At the Appropriations & Finance Committee hearing, Donnie Quintana outlined the Water Trust Board technical assistance program, created after the 2024 passage of the statutory change that authorized NMFA to use water project funds for capacity building. Quintana described the initiative as a proof of concept to relieve volunteer‑run water systems of complex procurement, contracting and compliance tasks.
Quintana said the program offers five services: contracted technical assistance (preliminary engineering reports, hydrology studies), GIS mapping, accounting setup (not auditing), legal services (joint powers agreements, mergers), and facilitation for public meetings and stakeholder engagement. “The proof of concept here is basically that why not put that burden on an entity that has the capacity such as the finance authority?” he said.
According to Quintana, applications opened 06/01/2025; NMFA has received 43 applications and approved them all. “We are currently providing 85 different services to those entities… We've made awards of 4,300,000,” Quintana reported, adding that 61 mutual domestic water associations are working on regionalization projects that could create 18 new regionalized organizations statewide.
Committee members asked about ongoing funding and scalability.
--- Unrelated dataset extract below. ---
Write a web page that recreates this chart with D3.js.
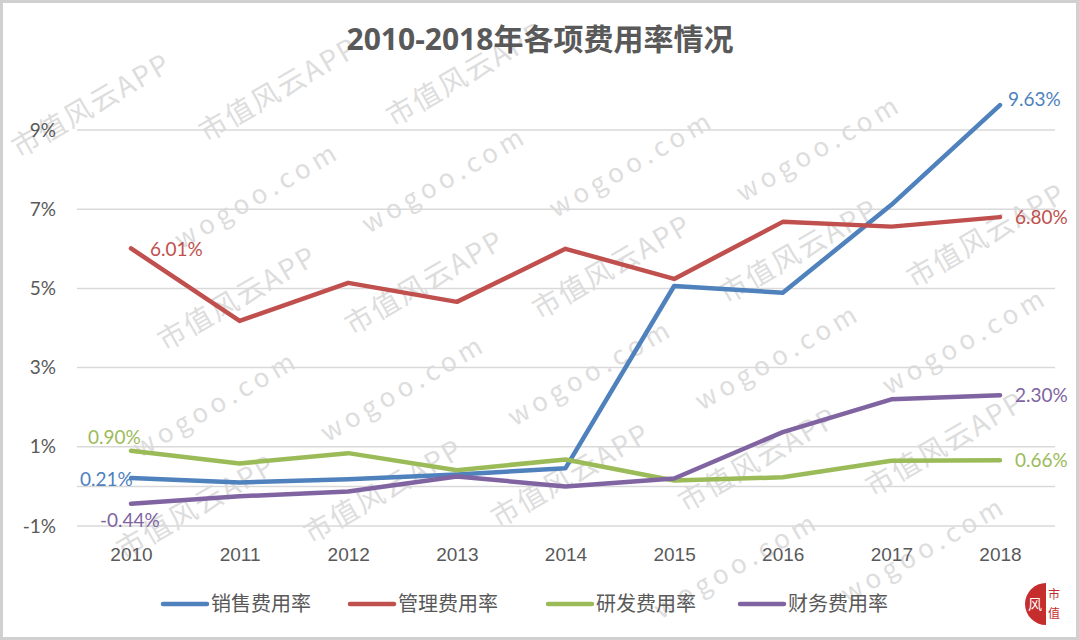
<!DOCTYPE html>
<html>
<head>
<meta charset="utf-8">
<script src="https://cdn.jsdelivr.net/npm/d3@7"></script>
<style>
  body { margin: 0; background: #fff; }
  svg { display: block; font-family: Lato, "Noto Sans CJK SC", sans-serif; }
</style>
</head>
<body>
<svg width="1079" height="640"></svg>
<script>
const years = ["2010", "2011", "2012", "2013", "2014", "2015", "2016", "2017", "2018"];
const sales = [0.21, 0.10, 0.18, 0.30, 0.46, 5.06, 4.89, 7.11, 9.63];
const admin = [6.01, 4.18, 5.14, 4.66, 6.00, 5.24, 6.68, 6.56, 6.80];
const rnd = [0.90, 0.58, 0.84, 0.41, 0.68, 0.15, 0.23, 0.65, 0.66];
const finance = [-0.44, -0.25, -0.13, 0.25, 0.0, 0.20, 1.37, 2.20, 2.30];
const seriesNames = ["销售费用率", "管理费用率", "研发费用率", "财务费用率"];
const colors = ["#4F81BD", "#C0504D", "#9BBB59", "#8064A2"];
const yTicks = [-1, 1, 3, 5, 7, 9];

const W = 1079, H = 640;
const svg = d3.select("svg");

// frame
svg.append("rect")
  .attr("x", 1.5).attr("y", 1.5)
  .attr("width", W - 3).attr("height", H - 3)
  .attr("fill", "#fff")
  .attr("stroke", "#d0d0d0")
  .attr("stroke-width", 3);

// watermark (drawn under the chart, only whole words that fit)
const ang = -30 * Math.PI / 180;
const cx = W / 2, cy = H / 2;
function rot(px, py) {
  const dx = px - cx, dy = py - cy;
  return [cx + dx * Math.cos(ang) - dy * Math.sin(ang), cy + dx * Math.sin(ang) + dy * Math.cos(ang)];
}
const wm = svg.append("g").attr("transform", `rotate(-30 ${cx} ${cy})`);
const words = [{ t: "市值风云APP", w: 175, off: 0 }, { t: "wogoo.com", w: 190, off: 235 }];
for (let r = -10; r <= 10; r++) {
  for (let k = -8; k <= 8; k++) {
    const period = 480;
    const bx = cx + k * period + r * 170;
    const by = cy + r * 80;
    words.forEach(wd => {
      const px = bx + wd.off;
      const pts = [rot(px, by + 4), rot(px + wd.w, by + 4), rot(px, by - 26), rot(px + wd.w, by - 26)];
      const inside = pts.every(p => p[0] > 6 && p[0] < W - 6 && p[1] > 6 && p[1] < H - 6);
      if (!inside) return;
      wm.append("text")
        .attr("x", px).attr("y", by)
        .attr("fill", "#dddddd")
        .style("font-size", wd.t === "wogoo.com" ? "26px" : "28px")
        .style("letter-spacing", wd.t === "wogoo.com" ? "5px" : "2px")
        .style("font-family", "'Noto Sans CJK SC', 'DejaVu Sans', sans-serif")
        .text(wd.t);
    });
  }
}

const x = d3.scalePoint().domain(years).range([131, 1000]);
const y = d3.scaleLinear().domain([-1, 9]).range([526, 130]);

// grid
svg.append("g")
  .selectAll("line")
  .data(yTicks.concat([0]))
  .join("line")
  .attr("x1", 77).attr("x2", 1055)
  .attr("y1", d => y(d)).attr("y2", d => y(d))
  .attr("stroke", "#d9d9d9")
  .attr("stroke-width", 1.5);

// y axis labels
const yAxis = svg.append("g")
  .attr("transform", "translate(70,0)")
  .call(d3.axisLeft(y).tickValues(yTicks).tickFormat(d => d + "%").tickSize(0).tickPadding(14));
yAxis.select(".domain").remove();
yAxis.selectAll("text")
  .attr("fill", "#595959")
  .style("font-size", "19px")
  .style("font-family", "Lato, sans-serif");

// x axis labels
const xAxis = svg.append("g")
  .attr("transform", "translate(0,545)")
  .call(d3.axisBottom(x).tickSize(0).tickPadding(2));
xAxis.select(".domain").remove();
xAxis.selectAll("text")
  .attr("fill", "#595959")
  .style("font-size", "19px")
  .style("font-family", "'Liberation Sans Narrow', 'Liberation Sans', sans-serif");

// title
svg.append("text")
  .attr("x", 540).attr("y", 50)
  .attr("text-anchor", "middle")
  .attr("fill", "#595959")
  .style("font-size", "30px")
  .style("font-weight", "bold")
  .style("font-family", "'Open Sans', 'Noto Sans CJK SC', sans-serif")
  .text("2010-2018年各项费用率情况");

const allSeries = [sales, admin, rnd, finance];
const line = d3.line().x((d, i) => x(years[i])).y(d => y(d));

svg.append("g")
  .selectAll("path")
  .data(allSeries)
  .join("path")
  .attr("d", line)
  .attr("fill", "none")
  .attr("stroke", (d, i) => colors[i])
  .attr("stroke-width", 4.5)
  .attr("stroke-linejoin", "round")
  .attr("stroke-linecap", "round");

// data labels: first and last point
const fmt = v => v.toFixed(2) + "%";
const first = x(years[0]);
const last = x(years[years.length - 1]);
const labels = [
  { v: sales[0], c: colors[0], dx: -51, dy: 1 },
  { v: admin[0], c: colors[1], dx: 19, dy: 1 },
  { v: rnd[0], c: colors[2], dx: -43, dy: -13 },
  { v: finance[0], c: colors[3], dx: -31, dy: 17 }
];
const lastLabels = [
  { v: sales[8], c: colors[0], dx: 8, dy: -6 },
  { v: admin[8], c: colors[1], dx: 15, dy: 0 },
  { v: rnd[8], c: colors[2], dx: 15, dy: 0 },
  { v: finance[8], c: colors[3], dx: 15, dy: 0 }
];
svg.append("g")
  .selectAll("text")
  .data(labels.concat(lastLabels.map(d => Object.assign({ end: true }, d))))
  .join("text")
  .attr("x", d => (d.end ? last : first) + d.dx)
  .attr("y", d => y(d.v) + d.dy)
  .attr("dy", "0.35em")
  .attr("fill", d => d.c)
  .style("font-size", "19px")
  .text(d => fmt(d.v));

// legend
const legendX = [163, 350, 548, 740];
const lg = svg.append("g")
  .selectAll("g")
  .data(seriesNames)
  .join("g")
  .attr("transform", (d, i) => `translate(${legendX[i]},604)`);
lg.append("line")
  .attr("x1", 0).attr("x2", 44)
  .attr("stroke", (d, i) => colors[i])
  .attr("stroke-width", 4.5)
  .attr("stroke-linecap", "round");
lg.append("text")
  .attr("x", 48)
  .attr("dy", "0.35em")
  .attr("fill", "#595959")
  .style("font-size", "20px")
  .style("font-family", "'Noto Sans CJK SC', sans-serif")
  .text(d => d);

// logo
const logo = svg.append("g").attr("transform", "translate(1046,604)");
logo.append("path")
  .attr("d", d3.arc()({ innerRadius: 0, outerRadius: 21, startAngle: Math.PI, endAngle: 2 * Math.PI }))
  .attr("fill", "#c62d2d");
logo.append("text").attr("x", -11).attr("y", 0).attr("dy", "0.35em").attr("text-anchor", "middle")
  .attr("fill", "#fff")
  .style("font-size", "14px").style("font-family", "'Noto Sans CJK SC'").text("风");
logo.append("text").attr("x", 8).attr("y", -9).attr("dy", "0.35em").attr("text-anchor", "middle")
  .attr("fill", "#c62d2d")
  .style("font-size", "12px").style("font-family", "'Noto Sans CJK SC'").text("市");
logo.append("text").attr("x", 8).attr("y", 10).attr("dy", "0.35em").attr("text-anchor", "middle")
  .attr("fill", "#c62d2d")
  .style("font-size", "12px").style("font-family", "'Noto Sans CJK SC'").text("值");
</script>
</body>
</html>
Quintana said NMFA awarded roughly $3.5 million for the current fiscal year and expects a similar tranche at the next fiscal year start, which together would keep the proof of concept on a solid footing while NMFA evaluates costs and outcomes.
The hearing did not produce a vote; members pressed for follow‑up data on geographic distribution, the set of services awarded per applicant and longer‑term cost estimates for statewide rollout.